- _What is asked_:
Leave out any picture and return the remaining listing below exactly as given.

- _Supplied material_:

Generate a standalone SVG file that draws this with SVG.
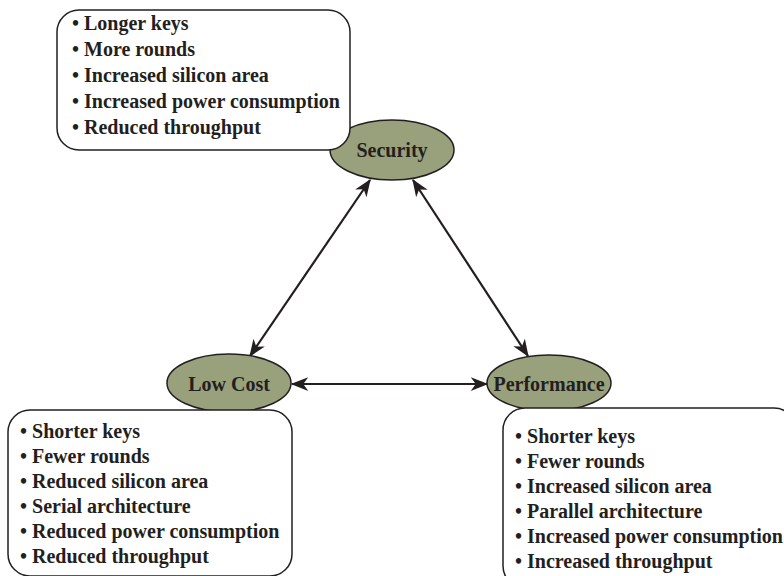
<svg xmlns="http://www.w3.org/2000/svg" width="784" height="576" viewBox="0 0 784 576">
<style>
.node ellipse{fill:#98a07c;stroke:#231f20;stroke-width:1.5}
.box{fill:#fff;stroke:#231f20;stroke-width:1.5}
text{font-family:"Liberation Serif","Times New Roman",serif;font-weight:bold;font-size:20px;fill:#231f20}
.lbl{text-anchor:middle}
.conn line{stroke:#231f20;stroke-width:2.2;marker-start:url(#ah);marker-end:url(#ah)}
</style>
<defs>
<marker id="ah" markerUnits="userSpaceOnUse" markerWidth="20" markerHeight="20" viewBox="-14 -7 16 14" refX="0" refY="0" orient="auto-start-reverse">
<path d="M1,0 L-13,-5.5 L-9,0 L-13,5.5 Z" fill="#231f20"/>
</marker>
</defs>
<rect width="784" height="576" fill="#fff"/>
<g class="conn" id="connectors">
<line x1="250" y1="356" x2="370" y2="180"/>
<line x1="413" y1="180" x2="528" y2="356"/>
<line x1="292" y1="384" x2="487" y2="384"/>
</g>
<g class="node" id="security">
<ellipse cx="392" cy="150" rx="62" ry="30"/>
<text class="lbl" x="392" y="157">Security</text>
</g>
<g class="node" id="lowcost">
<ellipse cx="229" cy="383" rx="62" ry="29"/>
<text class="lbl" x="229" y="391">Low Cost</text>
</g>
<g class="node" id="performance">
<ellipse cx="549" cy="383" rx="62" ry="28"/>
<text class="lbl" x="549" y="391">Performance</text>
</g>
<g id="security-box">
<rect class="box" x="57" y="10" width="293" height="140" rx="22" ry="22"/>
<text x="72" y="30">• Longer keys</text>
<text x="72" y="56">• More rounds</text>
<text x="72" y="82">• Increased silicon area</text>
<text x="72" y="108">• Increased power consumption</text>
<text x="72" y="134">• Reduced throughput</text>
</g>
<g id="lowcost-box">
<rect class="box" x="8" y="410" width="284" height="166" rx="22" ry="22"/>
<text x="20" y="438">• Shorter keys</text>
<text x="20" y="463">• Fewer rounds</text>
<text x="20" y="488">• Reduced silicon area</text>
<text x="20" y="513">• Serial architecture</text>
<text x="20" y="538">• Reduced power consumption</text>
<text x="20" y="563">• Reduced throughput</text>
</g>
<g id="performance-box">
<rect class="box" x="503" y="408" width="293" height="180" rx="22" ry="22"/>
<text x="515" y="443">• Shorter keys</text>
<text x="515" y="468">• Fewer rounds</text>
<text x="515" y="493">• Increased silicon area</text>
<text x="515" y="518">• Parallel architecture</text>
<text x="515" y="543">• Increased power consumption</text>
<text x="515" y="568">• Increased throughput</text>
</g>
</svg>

- _Right answer_:
Generate a standalone SVG file that draws this with SVG.
<svg xmlns="http://www.w3.org/2000/svg" width="784" height="576" viewBox="0 0 784 576">
<style>
.node ellipse{fill:#98a07c;stroke:#231f20;stroke-width:1.5}
.box{fill:#fff;stroke:#231f20;stroke-width:1.5}
text{font-family:"Liberation Serif","Times New Roman",serif;font-weight:bold;font-size:20px;fill:#231f20}
.lbl{text-anchor:middle}
.conn line{stroke:#231f20;stroke-width:2.2;marker-start:url(#ah);marker-end:url(#ah)}
</style>
<defs>
<marker id="ah" markerUnits="userSpaceOnUse" markerWidth="20" markerHeight="20" viewBox="-14 -7 16 14" refX="0" refY="0" orient="auto-start-reverse">
<path d="M1,0 L-13,-5.5 L-9,0 L-13,5.5 Z" fill="#231f20"/>
</marker>
</defs>
<rect width="784" height="576" fill="#fff"/>
<g class="conn" id="connectors">
<line x1="250" y1="356" x2="370" y2="180"/>
<line x1="413" y1="180" x2="528" y2="356"/>
<line x1="292" y1="384" x2="487" y2="384"/>
</g>
<g class="node" id="security">
<ellipse cx="392" cy="150" rx="62" ry="30"/>
<text class="lbl" x="392" y="157">Security</text>
</g>
<g class="node" id="lowcost">
<ellipse cx="229" cy="383" rx="62" ry="29"/>
<text class="lbl" x="229" y="391">Low Cost</text>
</g>
<g class="node" id="performance">
<ellipse cx="549" cy="383" rx="62" ry="28"/>
<text class="lbl" x="549" y="391">Performance</text>
</g>
<g id="security-box">
<rect class="box" x="57" y="10" width="293" height="140" rx="22" ry="22"/>
<text x="72" y="30">• Longer keys</text>
<text x="72" y="56">• More rounds</text>
<text x="72" y="82">• Increased silicon area</text>
<text x="72" y="108">• Increased power consumption</text>
<text x="72" y="134">• Reduced throughput</text>
</g>
<g id="lowcost-box">
<rect class="box" x="8" y="410" width="284" height="166" rx="22" ry="22"/>
<text x="20" y="438">• Shorter keys</text>
<text x="20" y="463">• Fewer rounds</text>
<text x="20" y="488">• Reduced silicon area</text>
<text x="20" y="513">• Serial architecture</text>
<text x="20" y="538">• Reduced power consumption</text>
<text x="20" y="563">• Reduced throughput</text>
</g>
<g id="performance-box">
<rect class="box" x="503" y="408" width="293" height="180" rx="22" ry="22"/>
<text x="515" y="443">• Shorter keys</text>
<text x="515" y="468">• Fewer rounds</text>
<text x="515" y="493">• Increased silicon area</text>
<text x="515" y="518">• Parallel architecture</text>
<text x="515" y="543">• Increased power consumption</text>
<text x="515" y="568">• Increased throughput</text>
</g>
</svg>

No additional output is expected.